The macroeconomic issue is simple: China saves more than it can profitably invest at home. In 2015, gross national savings were 48 per cent of GDP. World Bank data show that households contributed only a half of this. The rest came from corporate profits and government savings. International comparisons suggest that economic growth of 6 per cent warrants investment of little more than a third of GDP. This indicates that China’s surplus savings — surplus, that is, to domestic requirements — may be as much as 15 per cent of GDP.
Where might such surpluses go? The answer is abroad, in the form of current account surpluses. That is what happened before the financial crisis. It is likely that this is what would also happen now if the government relaxed exchange controls and brought credit and debt growth to a halt. Capital would pour out, the renminbi would tumble and, in time, a globally unmanageable current account surplus would emerge.
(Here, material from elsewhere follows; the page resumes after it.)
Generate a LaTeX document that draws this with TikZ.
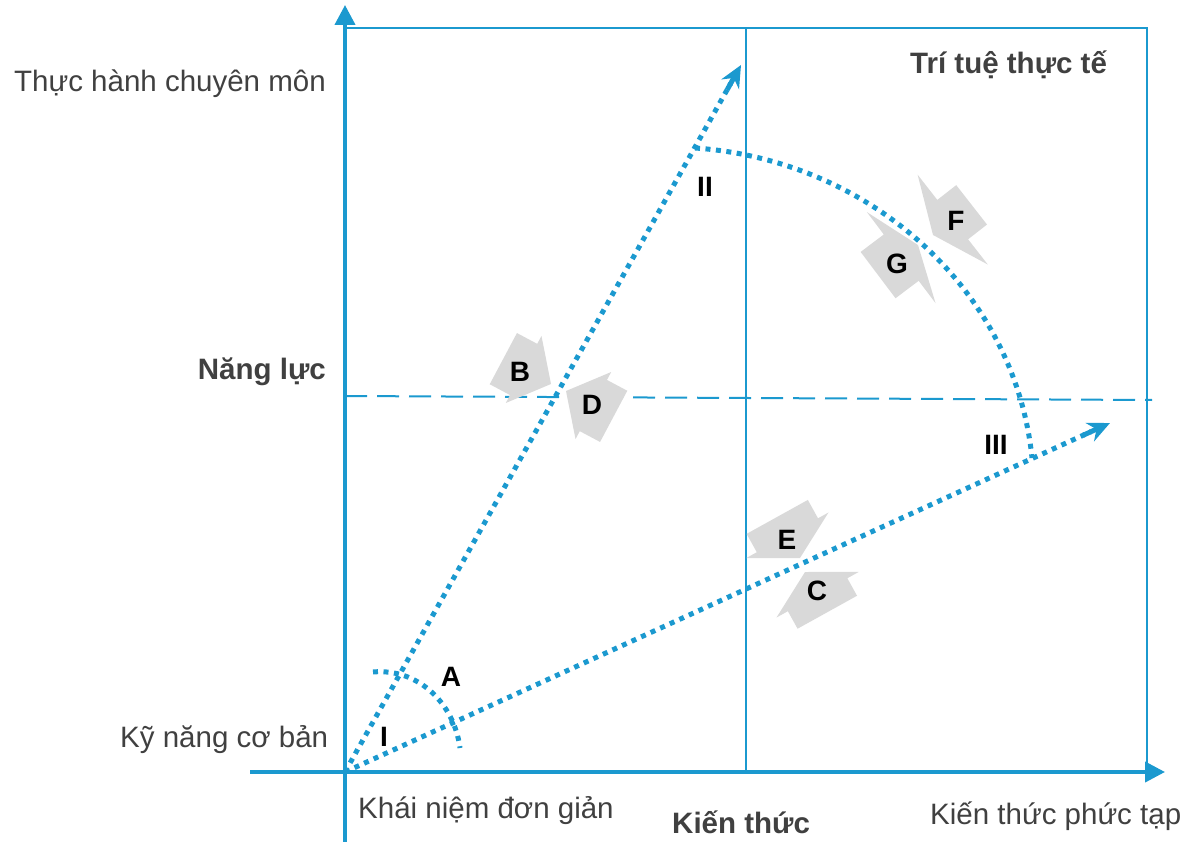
\documentclass[tikz,border=0pt]{standalone}
\usepackage{fontspec}
\setmainfont{Liberation Sans}
\usetikzlibrary{arrows.meta,calc}
\definecolor{axisblue}{RGB}{27,153,207}
\definecolor{arrowgray}{RGB}{217,217,217}
\definecolor{labelgray}{RGB}{64,64,64}

\begin{document}
\begin{tikzpicture}[x=1pt, y=-1pt,
    every node/.style={font=\fontsize{29.5}{34}\selectfont, text=labelgray, inner sep=0pt},
    heading/.style={font=\fontsize{29.5}{34}\selectfont\bfseries},
    letter/.style={font=\fontsize{28}{34}\selectfont\bfseries, text=black},
    axis/.style={axisblue, line width=4pt, -{Triangle[length=20pt,width=20pt]}},
    frame/.style={axisblue, line width=2.5pt},
    dotline/.style={axisblue, line width=5pt, line cap=butt, dash pattern=on 5pt off 5.5pt},
    dothead/.style={axisblue, line width=5pt, -{Stealth[length=22pt,width=20pt]}}]
  \useasboundingbox (0,0) rectangle (1186,842);

  % axes and frame
  \coordinate (O) at (345,772);
  \coordinate (ybot) at (345,842);
  \coordinate (ytop) at (345,5);
  \coordinate (xleft) at (250,772);
  \coordinate (xright) at (1165,772);
  \draw[frame] (345,28) -- (1147,28) -- (1147,772);
  \draw[axisblue, line width=1.5pt] (746,28) -- (746,772);
  \draw[axisblue, line width=2pt, dash pattern=on 22pt off 10pt] (345,396) -- (1152,400);
  \draw[axis] (ybot) -- (ytop);
  \draw[axis] (xleft) -- (xright);

  % dotted paths
  \coordinate (tipII) at (741,65);
  \coordinate (tipIII) at (1110,423);
  \draw[dotline, shorten >=21pt] (O) -- (tipII);
  \draw[dotline, shorten >=21pt] (O) -- (tipIII);
  \draw[dothead] ($(O)!0.965!(tipII)$) -- (tipII);
  \draw[dothead] ($(O)!0.965!(tipIII)$) -- (tipIII);
  \draw[dotline] (373,672) .. controls (418,668) and (454,703) .. (460,748);
  \draw[dotline] (695,148) .. controls (870,160) and (1015,290) .. (1032,458);

  % gray block arrows: tip x/tip y/angle/head length/head half/body length/body half
  \foreach \tx/\ty/\ang/\hl/\hw/\bl/\bw in {551/384/-28/31/38/23/29, 566/391/152/31/38/23/29,
      800/558/-61/26/47/21/35, 805/572/119/26/47/20/34, 918/245/37/21/57/29/29, 933/235/218/25/57/24/25}
    \fill[arrowgray, shift={(\tx,\ty)}, rotate=\ang] (0,0) -- (-\hl,\hw) -- (-\hl,\bw) -- ({-\hl-\bl},\bw)
      -- ({-\hl-\bl},-\bw) -- (-\hl,-\bw) -- (-\hl,-\hw) -- cycle;

  \foreach \n/\px/\py in {A/451/677, B/520/372, C/817/591, D/592/405, E/787/540, F/956/221, G/897/264,
      I/384/737, II/705/187, III/996/445}
    \node[letter] (lbl\n) at (\px,\py) {\n};

  % axis texts
  \node[anchor=base east] (practice) at (326,92) {Thực hành chuyên môn};
  \node[anchor=base east, heading] (competence) at (326,379) {Năng lực};
  \node[anchor=base west] (basic) at (120,747) {Kỹ năng cơ bản};
  \node[anchor=base west] (simple) at (358,818) {Khái niệm đơn giản};
  \node[anchor=base west, heading] (knowledge) at (672,833) {Kiến thức};
  \node[anchor=base west] (complex) at (930,824) {Kiến thức phức tạp};
  \node[anchor=base west, heading] (wisdom) at (910,74) {Trí tuệ thực tế};
\end{tikzpicture}
\end{document}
Why is the latter essential? With such large and growing stocks of liquid, risky or low-yielding financial assets, plus a huge flow of savings, not to mention the anxieties caused by the anti- corruption campaign, Chinese corporations and individuals have been desperate to take money out. This explains why, despite a persistent trade surplus, the country’s foreign exchange reserves fell from $4tn in June 2014 to $3tn in January 2017. The reserves can certainly fall further. But the Chinese authorities will not wish them to fall indefinitely. Since they also recognise the dangers of allowing the renminbi to fall too far, they have duly tightened controls on capital outflows.
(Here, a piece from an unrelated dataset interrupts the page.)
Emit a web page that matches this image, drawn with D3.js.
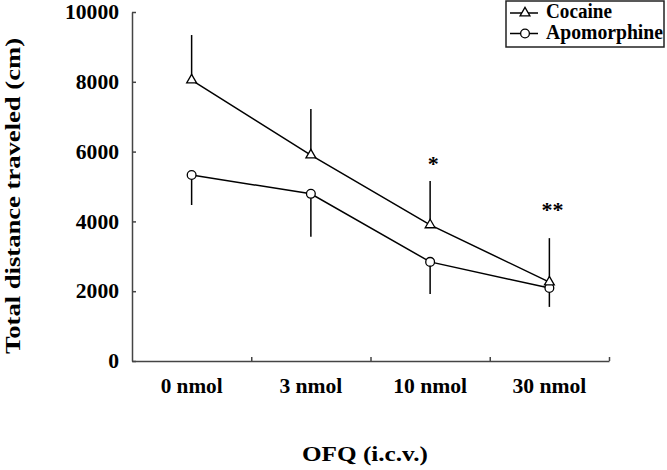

These are huge challenges that need to be discussed in full between the US and China (and others). They have profound implications for trade, but they are not about trade policy at all. They require joint consideration of macroeconomic and financial policy. They also demand attention to the management of China’s external account: above all, exchange controls, the exchange rate and foreign currency reserves.
Mr Xi has people in his government who at least understand these issues. Is the same also true for Mr Trump? The stability of the world economy depends on the answer. Alas, I suspect it is no.